#### [Written instruction]
Carry none of the pictures over; set down the material below exactly.

>> begin Data extract

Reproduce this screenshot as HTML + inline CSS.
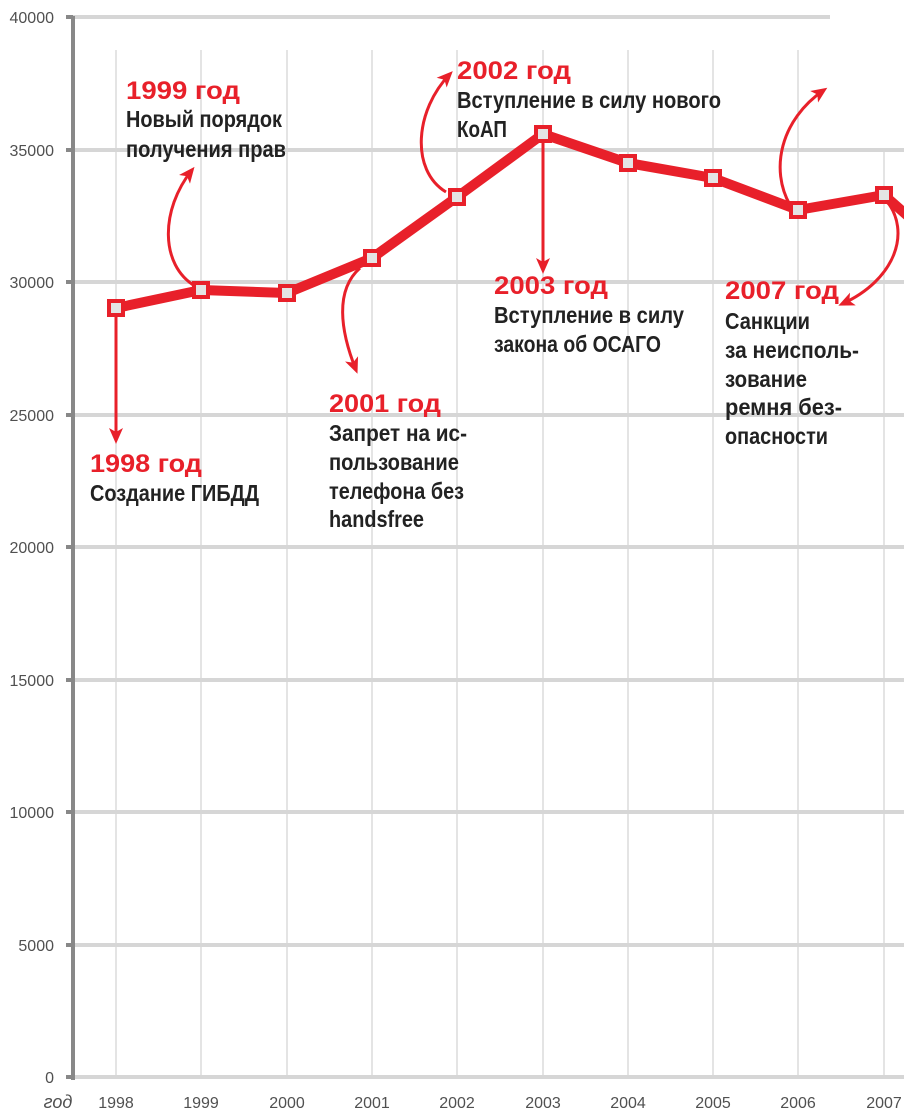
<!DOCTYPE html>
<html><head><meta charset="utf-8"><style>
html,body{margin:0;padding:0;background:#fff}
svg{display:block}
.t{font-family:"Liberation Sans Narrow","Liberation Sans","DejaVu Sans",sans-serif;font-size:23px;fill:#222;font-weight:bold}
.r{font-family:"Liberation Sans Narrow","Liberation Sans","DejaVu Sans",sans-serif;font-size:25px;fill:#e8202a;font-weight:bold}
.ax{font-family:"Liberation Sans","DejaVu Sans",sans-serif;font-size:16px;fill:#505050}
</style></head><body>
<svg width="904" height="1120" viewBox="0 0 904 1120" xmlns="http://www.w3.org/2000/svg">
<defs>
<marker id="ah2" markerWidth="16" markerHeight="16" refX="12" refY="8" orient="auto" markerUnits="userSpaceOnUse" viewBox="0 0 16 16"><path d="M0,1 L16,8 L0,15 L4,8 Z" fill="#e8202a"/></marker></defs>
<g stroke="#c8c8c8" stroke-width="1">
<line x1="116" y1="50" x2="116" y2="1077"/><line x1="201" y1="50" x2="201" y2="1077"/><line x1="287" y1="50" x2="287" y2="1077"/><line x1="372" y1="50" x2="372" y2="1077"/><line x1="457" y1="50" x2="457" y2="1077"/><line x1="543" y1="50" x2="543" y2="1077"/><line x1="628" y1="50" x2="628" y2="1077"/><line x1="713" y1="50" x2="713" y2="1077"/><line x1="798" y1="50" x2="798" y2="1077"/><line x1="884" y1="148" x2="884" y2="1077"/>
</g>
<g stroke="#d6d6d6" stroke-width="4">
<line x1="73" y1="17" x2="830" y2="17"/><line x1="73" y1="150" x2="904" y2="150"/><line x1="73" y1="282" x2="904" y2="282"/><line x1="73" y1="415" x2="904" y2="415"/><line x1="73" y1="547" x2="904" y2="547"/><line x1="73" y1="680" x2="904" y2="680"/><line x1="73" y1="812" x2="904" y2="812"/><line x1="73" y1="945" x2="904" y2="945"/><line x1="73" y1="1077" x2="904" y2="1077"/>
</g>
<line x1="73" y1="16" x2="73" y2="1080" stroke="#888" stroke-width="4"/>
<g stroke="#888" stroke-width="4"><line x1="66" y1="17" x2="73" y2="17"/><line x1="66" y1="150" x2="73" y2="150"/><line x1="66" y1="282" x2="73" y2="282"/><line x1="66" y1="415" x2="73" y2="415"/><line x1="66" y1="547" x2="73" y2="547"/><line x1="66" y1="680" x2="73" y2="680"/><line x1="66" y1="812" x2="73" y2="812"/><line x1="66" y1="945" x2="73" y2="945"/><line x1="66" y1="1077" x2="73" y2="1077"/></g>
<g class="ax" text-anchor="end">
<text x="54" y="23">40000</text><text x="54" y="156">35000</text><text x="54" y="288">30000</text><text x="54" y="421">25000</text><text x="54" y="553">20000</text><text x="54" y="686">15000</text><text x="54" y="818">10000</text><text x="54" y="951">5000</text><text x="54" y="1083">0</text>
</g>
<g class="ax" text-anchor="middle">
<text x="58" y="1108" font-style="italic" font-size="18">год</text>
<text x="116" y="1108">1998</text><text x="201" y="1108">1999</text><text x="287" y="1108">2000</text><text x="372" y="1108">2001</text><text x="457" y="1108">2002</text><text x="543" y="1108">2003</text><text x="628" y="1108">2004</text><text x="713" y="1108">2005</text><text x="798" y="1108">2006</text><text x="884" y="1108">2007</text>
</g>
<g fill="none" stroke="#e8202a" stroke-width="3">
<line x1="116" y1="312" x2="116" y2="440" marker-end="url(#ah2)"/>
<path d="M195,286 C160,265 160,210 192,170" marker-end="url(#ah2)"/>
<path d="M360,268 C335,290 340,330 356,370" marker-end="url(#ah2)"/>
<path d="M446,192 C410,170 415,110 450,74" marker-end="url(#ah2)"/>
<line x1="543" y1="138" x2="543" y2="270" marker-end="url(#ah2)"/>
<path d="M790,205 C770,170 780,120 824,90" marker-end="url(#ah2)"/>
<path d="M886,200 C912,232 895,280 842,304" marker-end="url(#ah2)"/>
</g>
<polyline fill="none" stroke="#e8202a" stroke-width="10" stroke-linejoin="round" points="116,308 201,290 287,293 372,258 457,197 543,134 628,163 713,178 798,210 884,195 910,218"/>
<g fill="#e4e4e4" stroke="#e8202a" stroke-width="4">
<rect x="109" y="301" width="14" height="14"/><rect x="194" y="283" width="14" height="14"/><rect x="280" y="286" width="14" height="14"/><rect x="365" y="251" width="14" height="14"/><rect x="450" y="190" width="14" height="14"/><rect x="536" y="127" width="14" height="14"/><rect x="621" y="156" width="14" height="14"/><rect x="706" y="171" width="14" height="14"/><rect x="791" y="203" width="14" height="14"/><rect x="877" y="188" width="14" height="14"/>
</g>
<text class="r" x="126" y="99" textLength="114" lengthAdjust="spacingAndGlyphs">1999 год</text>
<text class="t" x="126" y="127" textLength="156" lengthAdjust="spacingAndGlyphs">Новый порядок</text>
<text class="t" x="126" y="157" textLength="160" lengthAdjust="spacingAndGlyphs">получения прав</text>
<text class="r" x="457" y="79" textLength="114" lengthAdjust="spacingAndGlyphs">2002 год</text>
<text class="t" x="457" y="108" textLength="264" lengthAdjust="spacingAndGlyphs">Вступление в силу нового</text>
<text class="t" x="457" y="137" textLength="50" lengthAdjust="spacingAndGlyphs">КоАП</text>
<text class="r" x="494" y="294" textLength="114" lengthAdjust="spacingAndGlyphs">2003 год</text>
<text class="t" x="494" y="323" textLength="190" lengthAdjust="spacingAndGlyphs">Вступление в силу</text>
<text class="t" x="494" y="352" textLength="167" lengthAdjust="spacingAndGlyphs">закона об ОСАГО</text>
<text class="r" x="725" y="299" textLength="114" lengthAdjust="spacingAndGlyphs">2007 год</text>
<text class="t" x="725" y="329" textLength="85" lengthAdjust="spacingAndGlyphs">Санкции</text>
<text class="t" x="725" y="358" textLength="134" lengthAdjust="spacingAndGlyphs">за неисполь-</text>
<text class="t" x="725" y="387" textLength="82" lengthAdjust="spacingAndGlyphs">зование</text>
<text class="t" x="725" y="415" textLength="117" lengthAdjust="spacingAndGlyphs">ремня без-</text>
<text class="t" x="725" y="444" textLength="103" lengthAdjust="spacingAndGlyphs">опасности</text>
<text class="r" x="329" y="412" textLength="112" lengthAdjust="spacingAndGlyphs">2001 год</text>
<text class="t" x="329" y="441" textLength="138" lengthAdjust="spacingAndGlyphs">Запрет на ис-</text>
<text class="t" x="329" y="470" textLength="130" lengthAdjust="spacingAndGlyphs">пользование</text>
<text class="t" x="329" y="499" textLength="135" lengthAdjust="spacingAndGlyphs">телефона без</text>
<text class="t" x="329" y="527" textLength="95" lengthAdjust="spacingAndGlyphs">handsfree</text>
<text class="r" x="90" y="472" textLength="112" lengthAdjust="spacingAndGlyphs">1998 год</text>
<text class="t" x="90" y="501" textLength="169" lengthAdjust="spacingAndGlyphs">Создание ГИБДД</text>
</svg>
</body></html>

>> end Data extract

#### [Task response]
Reproduce this screenshot as HTML + inline CSS.
<!DOCTYPE html>
<html><head><meta charset="utf-8"><style>
html,body{margin:0;padding:0;background:#fff}
svg{display:block}
.t{font-family:"Liberation Sans Narrow","Liberation Sans","DejaVu Sans",sans-serif;font-size:23px;fill:#222;font-weight:bold}
.r{font-family:"Liberation Sans Narrow","Liberation Sans","DejaVu Sans",sans-serif;font-size:25px;fill:#e8202a;font-weight:bold}
.ax{font-family:"Liberation Sans","DejaVu Sans",sans-serif;font-size:16px;fill:#505050}
</style></head><body>
<svg width="904" height="1120" viewBox="0 0 904 1120" xmlns="http://www.w3.org/2000/svg">
<defs>
<marker id="ah2" markerWidth="16" markerHeight="16" refX="12" refY="8" orient="auto" markerUnits="userSpaceOnUse" viewBox="0 0 16 16"><path d="M0,1 L16,8 L0,15 L4,8 Z" fill="#e8202a"/></marker></defs>
<g stroke="#c8c8c8" stroke-width="1">
<line x1="116" y1="50" x2="116" y2="1077"/><line x1="201" y1="50" x2="201" y2="1077"/><line x1="287" y1="50" x2="287" y2="1077"/><line x1="372" y1="50" x2="372" y2="1077"/><line x1="457" y1="50" x2="457" y2="1077"/><line x1="543" y1="50" x2="543" y2="1077"/><line x1="628" y1="50" x2="628" y2="1077"/><line x1="713" y1="50" x2="713" y2="1077"/><line x1="798" y1="50" x2="798" y2="1077"/><line x1="884" y1="148" x2="884" y2="1077"/>
</g>
<g stroke="#d6d6d6" stroke-width="4">
<line x1="73" y1="17" x2="830" y2="17"/><line x1="73" y1="150" x2="904" y2="150"/><line x1="73" y1="282" x2="904" y2="282"/><line x1="73" y1="415" x2="904" y2="415"/><line x1="73" y1="547" x2="904" y2="547"/><line x1="73" y1="680" x2="904" y2="680"/><line x1="73" y1="812" x2="904" y2="812"/><line x1="73" y1="945" x2="904" y2="945"/><line x1="73" y1="1077" x2="904" y2="1077"/>
</g>
<line x1="73" y1="16" x2="73" y2="1080" stroke="#888" stroke-width="4"/>
<g stroke="#888" stroke-width="4"><line x1="66" y1="17" x2="73" y2="17"/><line x1="66" y1="150" x2="73" y2="150"/><line x1="66" y1="282" x2="73" y2="282"/><line x1="66" y1="415" x2="73" y2="415"/><line x1="66" y1="547" x2="73" y2="547"/><line x1="66" y1="680" x2="73" y2="680"/><line x1="66" y1="812" x2="73" y2="812"/><line x1="66" y1="945" x2="73" y2="945"/><line x1="66" y1="1077" x2="73" y2="1077"/></g>
<g class="ax" text-anchor="end">
<text x="54" y="23">40000</text><text x="54" y="156">35000</text><text x="54" y="288">30000</text><text x="54" y="421">25000</text><text x="54" y="553">20000</text><text x="54" y="686">15000</text><text x="54" y="818">10000</text><text x="54" y="951">5000</text><text x="54" y="1083">0</text>
</g>
<g class="ax" text-anchor="middle">
<text x="58" y="1108" font-style="italic" font-size="18">год</text>
<text x="116" y="1108">1998</text><text x="201" y="1108">1999</text><text x="287" y="1108">2000</text><text x="372" y="1108">2001</text><text x="457" y="1108">2002</text><text x="543" y="1108">2003</text><text x="628" y="1108">2004</text><text x="713" y="1108">2005</text><text x="798" y="1108">2006</text><text x="884" y="1108">2007</text>
</g>
<g fill="none" stroke="#e8202a" stroke-width="3">
<line x1="116" y1="312" x2="116" y2="440" marker-end="url(#ah2)"/>
<path d="M195,286 C160,265 160,210 192,170" marker-end="url(#ah2)"/>
<path d="M360,268 C335,290 340,330 356,370" marker-end="url(#ah2)"/>
<path d="M446,192 C410,170 415,110 450,74" marker-end="url(#ah2)"/>
<line x1="543" y1="138" x2="543" y2="270" marker-end="url(#ah2)"/>
<path d="M790,205 C770,170 780,120 824,90" marker-end="url(#ah2)"/>
<path d="M886,200 C912,232 895,280 842,304" marker-end="url(#ah2)"/>
</g>
<polyline fill="none" stroke="#e8202a" stroke-width="10" stroke-linejoin="round" points="116,308 201,290 287,293 372,258 457,197 543,134 628,163 713,178 798,210 884,195 910,218"/>
<g fill="#e4e4e4" stroke="#e8202a" stroke-width="4">
<rect x="109" y="301" width="14" height="14"/><rect x="194" y="283" width="14" height="14"/><rect x="280" y="286" width="14" height="14"/><rect x="365" y="251" width="14" height="14"/><rect x="450" y="190" width="14" height="14"/><rect x="536" y="127" width="14" height="14"/><rect x="621" y="156" width="14" height="14"/><rect x="706" y="171" width="14" height="14"/><rect x="791" y="203" width="14" height="14"/><rect x="877" y="188" width="14" height="14"/>
</g>
<text class="r" x="126" y="99" textLength="114" lengthAdjust="spacingAndGlyphs">1999 год</text>
<text class="t" x="126" y="127" textLength="156" lengthAdjust="spacingAndGlyphs">Новый порядок</text>
<text class="t" x="126" y="157" textLength="160" lengthAdjust="spacingAndGlyphs">получения прав</text>
<text class="r" x="457" y="79" textLength="114" lengthAdjust="spacingAndGlyphs">2002 год</text>
<text class="t" x="457" y="108" textLength="264" lengthAdjust="spacingAndGlyphs">Вступление в силу нового</text>
<text class="t" x="457" y="137" textLength="50" lengthAdjust="spacingAndGlyphs">КоАП</text>
<text class="r" x="494" y="294" textLength="114" lengthAdjust="spacingAndGlyphs">2003 год</text>
<text class="t" x="494" y="323" textLength="190" lengthAdjust="spacingAndGlyphs">Вступление в силу</text>
<text class="t" x="494" y="352" textLength="167" lengthAdjust="spacingAndGlyphs">закона об ОСАГО</text>
<text class="r" x="725" y="299" textLength="114" lengthAdjust="spacingAndGlyphs">2007 год</text>
<text class="t" x="725" y="329" textLength="85" lengthAdjust="spacingAndGlyphs">Санкции</text>
<text class="t" x="725" y="358" textLength="134" lengthAdjust="spacingAndGlyphs">за неисполь-</text>
<text class="t" x="725" y="387" textLength="82" lengthAdjust="spacingAndGlyphs">зование</text>
<text class="t" x="725" y="415" textLength="117" lengthAdjust="spacingAndGlyphs">ремня без-</text>
<text class="t" x="725" y="444" textLength="103" lengthAdjust="spacingAndGlyphs">опасности</text>
<text class="r" x="329" y="412" textLength="112" lengthAdjust="spacingAndGlyphs">2001 год</text>
<text class="t" x="329" y="441" textLength="138" lengthAdjust="spacingAndGlyphs">Запрет на ис-</text>
<text class="t" x="329" y="470" textLength="130" lengthAdjust="spacingAndGlyphs">пользование</text>
<text class="t" x="329" y="499" textLength="135" lengthAdjust="spacingAndGlyphs">телефона без</text>
<text class="t" x="329" y="527" textLength="95" lengthAdjust="spacingAndGlyphs">handsfree</text>
<text class="r" x="90" y="472" textLength="112" lengthAdjust="spacingAndGlyphs">1998 год</text>
<text class="t" x="90" y="501" textLength="169" lengthAdjust="spacingAndGlyphs">Создание ГИБДД</text>
</svg>
</body></html>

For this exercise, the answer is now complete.